Being positive is challenging, especially when things are hard in your life, marriage, career, family, friendships. And when I say, "positive," I don't mean the "positive" many of us will initially think of: being cheerful, holding up a facade, acting like everything is going well when it's not. I mean something much closer to our vulnerable realities: validating our difficult times, as well as our difficult feelings, and choosing focus on the good in the midst of those. I want to say that again: not choosing to ignore the difficult; choosing to recognize the difficult, to tell people about the difficult, to seek comfort for getting through the difficult, and still choosing to see the good and focus, meditate on it. This type of positivity can lead us to perseverance in the midst of really challenging times. And perseverance is really, really powerful.

So how do we do that? Today I hope to give my readers just one way to practice the art of positivity, and to do so, I'll let you in on a little anecdote from my life.

I had my first child in October, and this has been a completely overwhelming experience, in the most awe-inspiring way. I have experienced overwhelming love, overwhelming anxiety, overwhelming support, overwhelming emotions, and overwhelming exhaustion. I am exhausted. My precious, giggly, loving, fun, not very fussy son has never slept through the night and only a handful of times has he woken up just once. In the midst of this, I worked three days a week at a job I loved, chose to leave that job for various reasons (which was emotionally very difficult for me), and started a private counseling practice (which has been exhilarating, and which you likely know if you're reading this blog). These past eight and a half months have been full of struggle. I've navigated that struggle in many ways, but one of the most powerful (and simplest) ways has been through mantras. I love simple things that make a big impact.

A mantra is simply a saying that you repeat to yourself to help you re-focus on the positivity. I have a few friends who are pregnant currently and they can each likely tell you one of my mantras throughout this whole process, as I've told them to keep it in mind during pregnancy and the first year of having a little one: It's all temporary. I repeat this to myself daily. Actually, I repeat this to myself day in and day out.

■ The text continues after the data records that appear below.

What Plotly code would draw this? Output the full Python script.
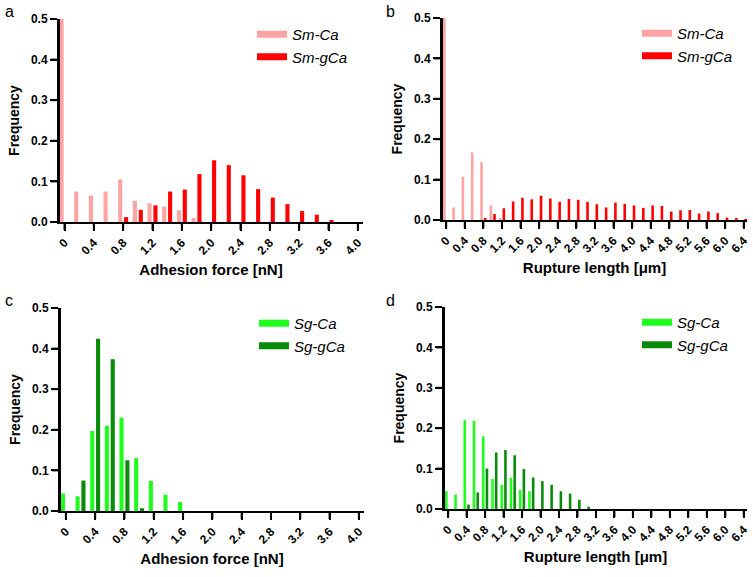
import plotly.graph_objects as go

# Bin positions (left edge of each 0.2 bin)
force_bins = [0.0, 0.2, 0.4, 0.6, 0.8, 1.0, 1.2, 1.4, 1.6, 1.8,
              2.0, 2.2, 2.4, 2.6, 2.8, 3.0, 3.2, 3.4, 3.6, 3.8]
length_bins = [0.0, 0.2, 0.4, 0.6, 0.8, 1.0, 1.2, 1.4, 1.6, 1.8,
               2.0, 2.2, 2.4, 2.6, 2.8, 3.0, 3.2, 3.4, 3.6, 3.8,
               4.0, 4.2, 4.4, 4.6, 4.8, 5.0, 5.2, 5.4, 5.6, 5.8,
               6.0, 6.2, 6.4]

# panel a - adhesion force, S. mutans
sm_ca_force = [0.500, 0.075, 0.065, 0.075, 0.105, 0.052, 0.046, 0.038, 0.029, 0.010,
               0, 0, 0, 0, 0, 0, 0, 0, 0, 0]
sm_gca_force = [0, 0, 0, 0, 0.012, 0.030, 0.041, 0.075, 0.080, 0.118,
                0.152, 0.140, 0.115, 0.081, 0.060, 0.044, 0.027, 0.018, 0.004, 0]

# panel b - rupture length, S. mutans
sm_ca_len = [0.500, 0.031, 0.107, 0.167, 0.143, 0.036, 0.003, 0, 0, 0,
             0, 0, 0, 0, 0, 0, 0, 0, 0, 0,
             0, 0, 0, 0, 0, 0, 0, 0, 0, 0,
             0, 0, 0]
sm_gca_len = [0, 0, 0, 0, 0.005, 0.015, 0.029, 0.046, 0.055, 0.051,
              0.060, 0.053, 0.045, 0.052, 0.050, 0.045, 0.039, 0.031, 0.043, 0.040,
              0.036, 0.030, 0.036, 0.035, 0.021, 0.024, 0.025, 0.016, 0.021, 0.017,
              0.006, 0.005, 0.002]

# panel c - adhesion force, S. gordonii
sg_ca_force = [0.043, 0.036, 0.197, 0.210, 0.230, 0.130, 0.074, 0.040, 0.022, 0,
               0, 0, 0, 0, 0, 0, 0, 0, 0, 0]
sg_gca_force = [0, 0.075, 0.424, 0.374, 0.125, 0.007, 0, 0, 0, 0,
                0, 0, 0, 0, 0, 0, 0, 0, 0, 0]

# panel d - rupture length, S. gordonii
sg_ca_len = [0.044, 0.036, 0.220, 0.218, 0.180, 0.074, 0.060, 0.077, 0.047, 0.044,
             0, 0, 0, 0, 0, 0, 0, 0, 0, 0,
             0, 0, 0, 0, 0, 0, 0, 0, 0, 0,
             0, 0, 0]
sg_gca_len = [0, 0, 0.011, 0.041, 0.100, 0.140, 0.146, 0.133, 0.099, 0.078,
              0.069, 0.060, 0.044, 0.038, 0.023, 0.006, 0, 0, 0, 0,
              0, 0, 0, 0, 0, 0, 0, 0, 0, 0,
              0, 0, 0]

force_ticks = [0, 0.4, 0.8, 1.2, 1.6, 2.0, 2.4, 2.8, 3.2, 3.6, 4.0]
force_ticktext = ["0", "0.4", "0.8", "1.2", "1.6", "2.0", "2.4", "2.8", "3.2", "3.6", "4.0"]
length_ticks = [0, 0.4, 0.8, 1.2, 1.6, 2.0, 2.4, 2.8, 3.2, 3.6, 4.0, 4.4, 4.8, 5.2, 5.6, 6.0, 6.4]
length_ticktext = ["0", "0.4", "0.8", "1.2", "1.6", "2.0", "2.4", "2.8", "3.2", "3.6",
                   "4.0", "4.4", "4.8", "5.2", "5.6", "6.0", "6.4"]
freq_ticks = [0, 0.1, 0.2, 0.3, 0.4, 0.5]
freq_ticktext = ["0.0", "0.1", "0.2", "0.3", "0.4", "0.5"]

PINK = "#ffa3a3"
RED = "#ff0000"
LGREEN = "#1eff1e"
DGREEN = "#0a8a0a"
FONT = "Arial"
W, H = 753, 577
TICKLEN = 7

fig = go.Figure()


def add_panel(n, bins, s1, s2, names, colors, xdom, ydom, xrange, tickv, tickt,
              xtitle, legpos, letter, letterpos):
    sfx = "" if n == 1 else str(n)
    xa, ya = "x" + sfx, "y" + sfx
    leg = "legend" + sfx
    fig.add_trace(go.Bar(x=bins, y=s1, marker_color=colors[0], marker_line_width=0,
                         showlegend=False, xaxis=xa, yaxis=ya))
    fig.add_trace(go.Bar(x=bins, y=s2, marker_color=colors[1], marker_line_width=0,
                         showlegend=False, xaxis=xa, yaxis=ya))
    # legend entries (wide flat swatches like the original)
    for nm, c in zip(names, colors):
        fig.add_trace(go.Scatter(x=[None], y=[None], mode="lines", name=nm,
                                 line=dict(color=c, width=7), legend=leg,
                                 xaxis=xa, yaxis=ya))
    fig.update_layout({
        "xaxis" + sfx: go.layout.XAxis(
            domain=xdom, anchor=ya, range=xrange, tickmode="array",
            tickvals=tickv, ticktext=["<b>%s</b>" % t for t in tickt], tickangle=-45,
            showline=True, linecolor="black", linewidth=2, ticks="outside",
            ticklen=TICKLEN, tickwidth=2, tickcolor="black", showgrid=False,
            zeroline=False, layer="above traces", automargin=False,
            tickfont=dict(family=FONT, size=12, color="black"),
            title=dict(text="<b>%s</b>" % xtitle, standoff=8,
                       font=dict(family=FONT, size=15, color="black"))),
        "yaxis" + sfx: go.layout.YAxis(
            domain=ydom, anchor=xa, range=[0, 0.5], tickmode="array",
            tickvals=freq_ticks, ticktext=["<b>%s</b>" % t for t in freq_ticktext],
            showline=True, linecolor="black", linewidth=2, ticks="outside",
            ticklen=TICKLEN, tickwidth=2, tickcolor="black", showgrid=False,
            zeroline=False, layer="above traces", automargin=False,
            tickfont=dict(family=FONT, size=12, color="black"),
            title=dict(text="<b>Frequency</b>", standoff=8,
                       font=dict(family=FONT, size=14, color="black"))),
        leg: dict(x=legpos[0], y=legpos[1], xanchor="left", yanchor="top",
                  bgcolor="rgba(0,0,0,0)", tracegroupgap=0,
                  font=dict(family=FONT, size=15, color="black")),
    })
    # vertical axis spine and tick marks, drawn explicitly on top of the bars
    spine = dict(color="black", width=2)
    fig.add_shape(type="line", xref=xa + " domain", yref=ya, x0=0, x1=0,
                  y0=0, y1=0.5, line=spine, layer="above")
    for t in freq_ticks:
        fig.add_shape(type="line", xref=xa + " domain", yref=ya, xsizemode="pixel",
                      xanchor=0, x0=-TICKLEN - 1, x1=0, y0=t, y1=t, line=spine,
                      layer="above")
    for t in tickv:
        fig.add_shape(type="line", xref=xa, yref=ya + " domain", ysizemode="pixel",
                      yanchor=0, y0=-TICKLEN - 1, y1=0, x0=t, x1=t, line=spine,
                      layer="above")
    fig.add_annotation(text=letter, xref="paper", yref="paper", x=letterpos[0],
                       y=letterpos[1], xanchor="left", yanchor="top", showarrow=False,
                       font=dict(family=FONT, size=16, color="black"))


add_panel(1, force_bins, sm_ca_force, sm_gca_force, ["<i>Sm-Ca</i>", "<i>Sm-gCa</i>"],
          [PINK, RED], [59 / W, 363 / W], [1 - 222 / H, 1 - 19 / H], [-0.075, 4.07],
          force_ticks, force_ticktext, "Adhesion force [nN]",
          (252 / W, 1 - 18 / H), "a", (3 / W, 1 - 1 / H))
add_panel(2, length_bins, sm_ca_len, sm_gca_len, ["<i>Sm-Ca</i>", "<i>Sm-gCa</i>"],
          [PINK, RED], [442 / W, 747 / W], [1 - 220 / H, 1 - 18 / H], [-0.09, 6.47],
          length_ticks, length_ticktext, "Rupture length [\u03bcm]",
          (637 / W, 1 - 17 / H), "b", (384 / W, 1 - 1 / H))
add_panel(3, force_bins, sg_ca_force, sg_gca_force, ["<i>Sg-Ca</i>", "<i>Sg-gCa</i>"],
          [LGREEN, DGREEN], [60 / W, 364 / W], [1 - 511 / H, 1 - 308 / H], [-0.08, 4.07],
          force_ticks, force_ticktext, "Adhesion force [nN]",
          (254 / W, 1 - 307 / H), "c", (3 / W, 1 - 290 / H))
add_panel(4, length_bins, sg_ca_len, sg_gca_len, ["<i>Sg-Ca</i>", "<i>Sg-gCa</i>"],
          [LGREEN, DGREEN], [444 / W, 747 / W], [1 - 509 / H, 1 - 307 / H], [-0.09, 6.47],
          length_ticks, length_ticktext, "Rupture length [\u03bcm]",
          (637 / W, 1 - 306 / H), "d", (384 / W, 1 - 290 / H))

fig.update_layout(
    width=W, height=H,
    margin=dict(l=0, r=0, t=0, b=0, autoexpand=False),
    barmode="group", bargap=0.2, bargroupgap=0.3,
    plot_bgcolor="white", paper_bgcolor="white",
    font=dict(family=FONT, color="black"),
)

# page body has a default 8px margin; drop it so the figure fills the window
fig.write_html("out.html", config={"displayModeBar": False},
               post_script="document.body.style.margin='0';")
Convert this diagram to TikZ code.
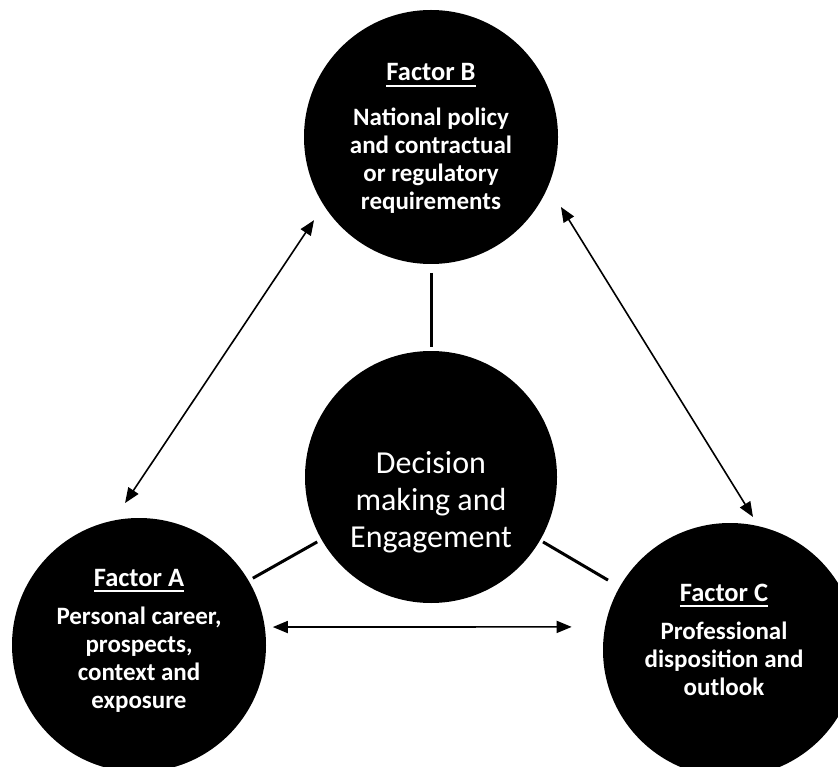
\documentclass[tikz,border=0pt]{standalone}
\usepackage{fontspec}
\setmainfont{Carlito}
\usetikzlibrary{calc,arrows.meta}

% underlined heading of a factor circle
\newcommand\facthead[1]{\setbox0\hbox{\fontsize{26.5}{28}\selectfont #1}\rlap{\copy0}\rule[-6pt]{\wd0}{2pt}}

\tikzset{
  factor/.style={circle, fill=black, draw=none, inner sep=0pt, minimum size=254pt},
  core/.style={circle, fill=black, draw=none, inner sep=0pt, minimum size=252pt},
  factortext/.style={text=white, align=center, inner sep=0pt,
    font=\fontsize{25}{28}\selectfont\bfseries},
  coretext/.style={text=white, align=center, inner sep=0pt,
    font=\fontsize{32}{37}\selectfont},
  link/.style={line width=3pt, black},
  twoway/.style={line width=1.6pt, black,
    {Triangle[length=15pt,width=12pt]}-{Triangle[length=15pt,width=12pt]}}
}

\begin{document}
\begin{tikzpicture}[x=1pt,y=1pt]
  \useasboundingbox (0,0) rectangle (838,-767);
  \clip (0,0) rectangle (838,-767);

  % circles
  \node[factor] (B) at (431,-137) {};
  \node[factor] (A) at (139,-645) {};
  \node[factor] (C) at (730,-650) {};
  \node[core]   (D) at (431,-477) {};

  % texts, placed by the baseline of their last line
  \node[factortext, anchor=base] (Bt) at (431,-210)
    {\facthead{Factor B}\\[17pt]National policy\\and contractual\\or regulatory\\requirements};
  \node[factortext, anchor=base] (At) at (139,-708)
    {\facthead{Factor A}\\[10pt]Personal career,\\prospects,\\context and\\exposure};
  \node[factortext, anchor=base] (Ct) at (724,-695)
    {\facthead{Factor C}\\[10pt]Professional\\disposition and\\outlook};
  \node[coretext, anchor=base] (Dt) at (431,-547)
    {Decision\\making and\\Engagement};

  % links to the central circle
  \draw[link] ($(B)+(-90:136pt)$) -- ($(D)+(90:130pt)$);
  \draw[link] ($(A)+(30.4:132pt)$) -- ($(D)+(209.7:131pt)$);
  \draw[link] ($(D)+(-30.1:129.5pt)$) -- ($(C)+(150.2:140.6pt)$);

  % two-way arrows between factors
  \draw[twoway] ($(A)+(95.6:142.7pt)$) -- ($(B)+(215.4:143.5pt)$);
  \draw[twoway] ($(B)+(-28.3:147.6pt)$) -- ($(C)+(80.2:135pt)$);
  \draw[twoway] ($(A)+(7.65:135pt)$) -- ($(C)+(171.7:160pt)$);
\end{tikzpicture}
\end{document}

I go to bed at about 8pm these days so I can be sane the next morning. It's all temporary. I nurse my son twice a night still. It's all temporary. I rarely go out to dinner because my son has an affinity for having a 6pm bedtime. It's all temporary. Somehow, repeating this mantra shifts my focus from the difficult things to the lovely things in this process. Getting in bed with a good book while the summer sun is setting and not feeling guilty about it one bit. It's all temporary. Nursing my son in quiet moments in the silent night, moments that soon we will never share again. It's all temporary. Having the time to have a glass of wine and dinner with my husband alone at home every night while our son sleeps, with no distractions. It's all temporary.

A mantra can be anything. In fact, I have another. It's an entire (short) children's book that I have memorized from reading it to my son so much. In the middle of the night when I want to cry out of frustration that I am up again, that my son hasn't mastered sleeping through the night, that this may continue for weeks or months, I repeat it as I rock him back to sleep, over and over again: I love you quicker than a minute. I love you longer than an hour. I love you like the honeybee loves buzzing 'round a flower. I love you stronger than the wind. I love you softer than a cloud. I love when you are quiet. I love when you are loud. I love you closer than your shadow. I love you farther than the sun. I love you, too, when raindrops fall, one by one by one. I love you 'round and 'round the world. I love you through and through. And when it seems impossible to love you more, I do. Because, in the end, my love for my son is deeper and more powerful than any frustration, any sleepless night, or any difficult time that I may have. And if repeating a children's book reminds me to refocus on that love instead of my frustrations, I will repeat it every time I hold him in the middle of the night.

Mantras are simple. They are powerful. They are easy to incorporate into our lives. They refocus us on the positivity during really difficult times. They help us to feel empowered. They remind us that we will get through it, whatever "it" is. They can be long or short, silly or serious; the only rule is that they are immensely meaningful to you in that moment, at that time.

Validate your difficult feelings, recognize your difficult times. Seek support from friends, family, co-workers, a counselor. Then, find a mantra that reminds you of your strength, your ability to persevere, your goodness, your light. There are really beautiful things out there that we can miss if we don't choose to see them.